*Challenge:* Scan the data below for the string "matplotlib". Copy every line where it appears.

*Data shown:*

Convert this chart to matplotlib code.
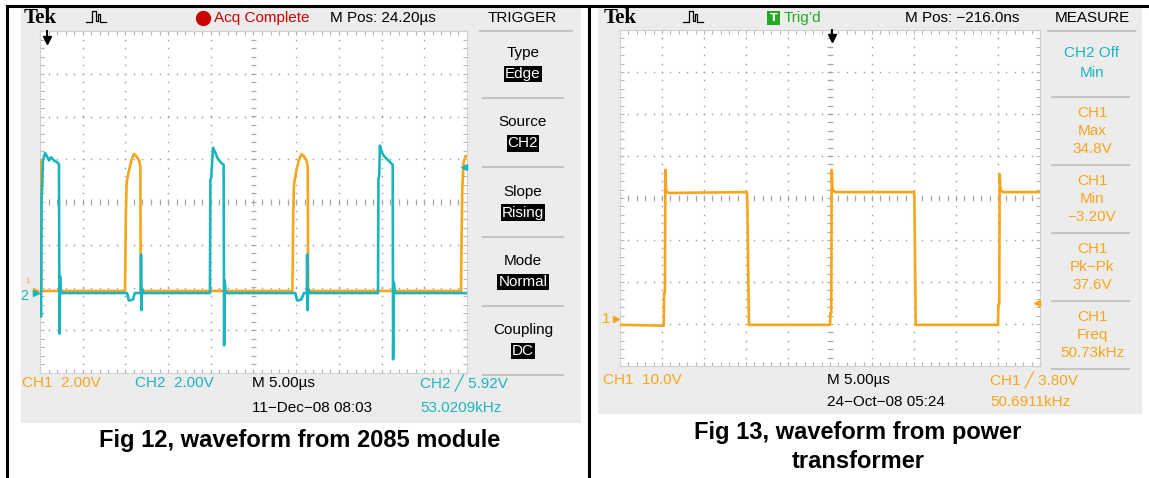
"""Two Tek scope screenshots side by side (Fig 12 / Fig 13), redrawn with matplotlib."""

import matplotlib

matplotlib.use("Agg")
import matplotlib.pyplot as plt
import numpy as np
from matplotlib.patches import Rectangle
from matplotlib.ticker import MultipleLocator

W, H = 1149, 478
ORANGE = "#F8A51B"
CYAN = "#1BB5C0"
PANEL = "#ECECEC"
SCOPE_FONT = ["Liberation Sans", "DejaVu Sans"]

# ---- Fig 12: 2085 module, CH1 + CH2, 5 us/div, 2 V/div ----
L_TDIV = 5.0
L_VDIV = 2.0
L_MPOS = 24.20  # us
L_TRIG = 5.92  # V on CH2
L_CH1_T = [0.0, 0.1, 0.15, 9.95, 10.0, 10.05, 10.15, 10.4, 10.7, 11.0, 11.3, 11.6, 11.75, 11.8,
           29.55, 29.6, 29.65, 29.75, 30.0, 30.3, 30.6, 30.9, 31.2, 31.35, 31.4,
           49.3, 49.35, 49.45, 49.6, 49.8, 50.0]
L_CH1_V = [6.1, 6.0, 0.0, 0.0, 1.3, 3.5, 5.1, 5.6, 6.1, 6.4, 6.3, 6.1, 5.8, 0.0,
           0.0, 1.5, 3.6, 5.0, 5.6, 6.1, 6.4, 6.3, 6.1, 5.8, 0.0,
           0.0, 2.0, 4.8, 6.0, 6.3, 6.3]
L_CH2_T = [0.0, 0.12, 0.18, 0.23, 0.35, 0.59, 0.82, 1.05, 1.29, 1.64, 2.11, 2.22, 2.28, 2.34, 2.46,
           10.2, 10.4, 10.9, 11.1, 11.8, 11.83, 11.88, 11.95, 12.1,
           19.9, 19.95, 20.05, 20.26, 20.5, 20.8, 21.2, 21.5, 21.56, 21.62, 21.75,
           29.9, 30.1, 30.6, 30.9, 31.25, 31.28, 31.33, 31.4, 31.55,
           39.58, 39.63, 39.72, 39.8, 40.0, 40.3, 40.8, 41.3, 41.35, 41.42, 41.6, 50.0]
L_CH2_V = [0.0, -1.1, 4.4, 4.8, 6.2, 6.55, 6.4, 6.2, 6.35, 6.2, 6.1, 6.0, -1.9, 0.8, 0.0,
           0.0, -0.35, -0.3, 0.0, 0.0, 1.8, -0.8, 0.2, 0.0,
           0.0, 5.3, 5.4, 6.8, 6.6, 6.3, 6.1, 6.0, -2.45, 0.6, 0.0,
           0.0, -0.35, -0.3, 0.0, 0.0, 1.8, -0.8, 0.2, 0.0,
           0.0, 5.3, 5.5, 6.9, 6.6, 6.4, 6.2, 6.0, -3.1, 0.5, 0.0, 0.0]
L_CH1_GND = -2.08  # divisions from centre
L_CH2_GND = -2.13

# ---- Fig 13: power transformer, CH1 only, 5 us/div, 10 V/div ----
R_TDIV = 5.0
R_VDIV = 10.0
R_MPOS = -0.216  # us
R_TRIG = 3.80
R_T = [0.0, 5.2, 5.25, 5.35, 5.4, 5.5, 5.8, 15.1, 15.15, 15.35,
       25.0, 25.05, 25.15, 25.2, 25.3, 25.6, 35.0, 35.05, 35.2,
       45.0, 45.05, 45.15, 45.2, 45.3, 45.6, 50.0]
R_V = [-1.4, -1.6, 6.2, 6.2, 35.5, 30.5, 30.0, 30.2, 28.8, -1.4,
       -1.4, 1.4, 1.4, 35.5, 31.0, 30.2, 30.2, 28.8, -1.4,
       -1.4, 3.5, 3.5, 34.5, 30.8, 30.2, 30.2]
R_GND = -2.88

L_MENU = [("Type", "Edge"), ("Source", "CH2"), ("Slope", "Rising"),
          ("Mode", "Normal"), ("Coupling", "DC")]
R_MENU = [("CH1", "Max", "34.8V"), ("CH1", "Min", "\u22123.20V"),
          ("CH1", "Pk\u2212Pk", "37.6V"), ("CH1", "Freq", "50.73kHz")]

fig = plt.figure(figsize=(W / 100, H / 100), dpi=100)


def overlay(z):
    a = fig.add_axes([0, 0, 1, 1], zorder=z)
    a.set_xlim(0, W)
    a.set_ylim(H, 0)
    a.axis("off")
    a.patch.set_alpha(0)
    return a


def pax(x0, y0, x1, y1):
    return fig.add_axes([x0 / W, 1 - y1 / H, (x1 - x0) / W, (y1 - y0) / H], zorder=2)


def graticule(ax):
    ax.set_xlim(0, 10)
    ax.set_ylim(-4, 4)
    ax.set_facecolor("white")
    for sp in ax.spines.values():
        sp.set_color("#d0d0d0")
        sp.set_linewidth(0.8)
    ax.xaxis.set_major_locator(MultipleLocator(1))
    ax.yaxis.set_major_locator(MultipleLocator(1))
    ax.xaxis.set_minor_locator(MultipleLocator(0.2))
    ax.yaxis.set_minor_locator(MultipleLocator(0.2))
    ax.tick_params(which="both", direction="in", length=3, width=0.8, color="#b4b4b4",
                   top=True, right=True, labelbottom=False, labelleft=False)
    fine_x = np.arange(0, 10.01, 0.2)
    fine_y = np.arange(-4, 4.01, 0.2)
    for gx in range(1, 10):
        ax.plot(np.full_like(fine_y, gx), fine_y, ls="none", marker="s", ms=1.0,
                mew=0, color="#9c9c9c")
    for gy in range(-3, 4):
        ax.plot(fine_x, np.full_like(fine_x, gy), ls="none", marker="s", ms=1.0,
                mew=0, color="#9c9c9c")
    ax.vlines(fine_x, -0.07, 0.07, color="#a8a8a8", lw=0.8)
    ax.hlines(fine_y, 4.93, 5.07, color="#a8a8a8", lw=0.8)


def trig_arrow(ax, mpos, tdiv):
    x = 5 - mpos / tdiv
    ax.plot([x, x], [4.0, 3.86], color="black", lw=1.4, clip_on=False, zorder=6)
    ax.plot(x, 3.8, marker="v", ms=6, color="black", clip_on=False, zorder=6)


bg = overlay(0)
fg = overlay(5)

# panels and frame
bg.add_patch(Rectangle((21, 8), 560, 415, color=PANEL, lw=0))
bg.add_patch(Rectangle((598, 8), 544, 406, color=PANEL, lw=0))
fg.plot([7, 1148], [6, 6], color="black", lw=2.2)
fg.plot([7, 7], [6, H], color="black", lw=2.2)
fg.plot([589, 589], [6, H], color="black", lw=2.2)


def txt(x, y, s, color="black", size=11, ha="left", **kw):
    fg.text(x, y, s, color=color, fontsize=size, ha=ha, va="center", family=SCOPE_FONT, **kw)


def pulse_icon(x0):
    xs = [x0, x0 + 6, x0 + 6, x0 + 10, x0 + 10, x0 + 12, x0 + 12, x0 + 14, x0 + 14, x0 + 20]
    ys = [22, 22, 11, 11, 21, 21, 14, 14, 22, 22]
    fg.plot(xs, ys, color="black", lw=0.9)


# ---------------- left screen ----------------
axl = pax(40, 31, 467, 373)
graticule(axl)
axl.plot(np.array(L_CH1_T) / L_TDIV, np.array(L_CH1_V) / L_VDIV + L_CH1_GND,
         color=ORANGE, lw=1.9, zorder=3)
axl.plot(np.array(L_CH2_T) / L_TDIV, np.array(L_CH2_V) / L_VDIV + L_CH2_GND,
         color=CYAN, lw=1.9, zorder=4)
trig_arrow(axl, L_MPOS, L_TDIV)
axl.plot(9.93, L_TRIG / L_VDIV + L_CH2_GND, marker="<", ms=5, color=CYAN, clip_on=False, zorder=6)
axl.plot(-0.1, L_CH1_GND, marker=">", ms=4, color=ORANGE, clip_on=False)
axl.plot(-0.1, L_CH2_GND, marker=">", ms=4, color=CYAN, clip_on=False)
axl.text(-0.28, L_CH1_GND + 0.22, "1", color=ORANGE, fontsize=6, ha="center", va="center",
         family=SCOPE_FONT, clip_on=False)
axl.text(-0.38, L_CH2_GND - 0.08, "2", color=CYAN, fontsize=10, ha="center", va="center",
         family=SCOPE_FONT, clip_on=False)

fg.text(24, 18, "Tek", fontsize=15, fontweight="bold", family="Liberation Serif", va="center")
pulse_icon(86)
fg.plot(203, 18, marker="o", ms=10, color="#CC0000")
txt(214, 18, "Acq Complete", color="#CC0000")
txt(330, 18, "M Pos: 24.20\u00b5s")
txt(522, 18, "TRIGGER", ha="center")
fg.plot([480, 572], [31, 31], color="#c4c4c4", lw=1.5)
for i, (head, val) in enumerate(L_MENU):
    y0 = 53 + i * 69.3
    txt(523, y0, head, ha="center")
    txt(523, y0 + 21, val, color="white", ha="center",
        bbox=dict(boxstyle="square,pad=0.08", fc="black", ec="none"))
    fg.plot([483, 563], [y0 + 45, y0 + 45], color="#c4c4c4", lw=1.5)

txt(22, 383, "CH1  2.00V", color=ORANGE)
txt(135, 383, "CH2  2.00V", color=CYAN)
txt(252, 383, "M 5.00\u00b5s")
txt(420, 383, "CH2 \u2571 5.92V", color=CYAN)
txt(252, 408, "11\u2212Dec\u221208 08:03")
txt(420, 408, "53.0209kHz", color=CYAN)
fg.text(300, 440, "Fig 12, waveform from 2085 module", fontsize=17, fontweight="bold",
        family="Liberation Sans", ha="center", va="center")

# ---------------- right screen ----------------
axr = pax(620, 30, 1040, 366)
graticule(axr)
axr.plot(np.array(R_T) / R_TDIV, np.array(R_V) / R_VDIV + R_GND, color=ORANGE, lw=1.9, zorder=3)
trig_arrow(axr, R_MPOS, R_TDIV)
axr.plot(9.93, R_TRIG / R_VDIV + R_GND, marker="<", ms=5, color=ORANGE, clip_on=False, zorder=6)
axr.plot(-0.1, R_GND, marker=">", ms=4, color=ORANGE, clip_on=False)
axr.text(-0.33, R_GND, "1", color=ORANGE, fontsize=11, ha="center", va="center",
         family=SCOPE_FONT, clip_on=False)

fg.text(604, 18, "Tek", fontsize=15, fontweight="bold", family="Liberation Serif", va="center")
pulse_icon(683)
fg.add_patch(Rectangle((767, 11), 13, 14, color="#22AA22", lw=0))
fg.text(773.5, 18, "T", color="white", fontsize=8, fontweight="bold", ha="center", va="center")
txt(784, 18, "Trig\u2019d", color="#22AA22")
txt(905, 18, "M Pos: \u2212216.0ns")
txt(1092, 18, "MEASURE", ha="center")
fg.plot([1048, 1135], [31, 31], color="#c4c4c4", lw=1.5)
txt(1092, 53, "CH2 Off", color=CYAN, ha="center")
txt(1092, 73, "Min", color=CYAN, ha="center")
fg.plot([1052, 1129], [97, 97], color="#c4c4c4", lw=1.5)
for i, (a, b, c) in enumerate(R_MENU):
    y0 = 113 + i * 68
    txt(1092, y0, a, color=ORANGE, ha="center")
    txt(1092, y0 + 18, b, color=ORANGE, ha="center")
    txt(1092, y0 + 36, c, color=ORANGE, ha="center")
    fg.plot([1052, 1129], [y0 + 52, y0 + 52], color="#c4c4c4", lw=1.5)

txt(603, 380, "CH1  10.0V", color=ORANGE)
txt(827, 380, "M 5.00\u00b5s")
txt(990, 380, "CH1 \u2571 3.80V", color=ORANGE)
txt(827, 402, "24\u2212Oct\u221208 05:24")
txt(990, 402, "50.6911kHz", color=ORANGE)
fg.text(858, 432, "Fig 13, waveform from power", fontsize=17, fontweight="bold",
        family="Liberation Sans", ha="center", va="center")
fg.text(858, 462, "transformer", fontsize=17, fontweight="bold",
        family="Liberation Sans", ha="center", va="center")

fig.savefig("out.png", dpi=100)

*Solution to this problem:*
Convert this chart to matplotlib code.
"""Two Tek scope screenshots side by side (Fig 12 / Fig 13), redrawn with matplotlib."""
import matplotlib
matplotlib.use("Agg")
import matplotlib.pyplot as plt
from matplotlib.patches import Rectangle
from matplotlib.ticker import MultipleLocator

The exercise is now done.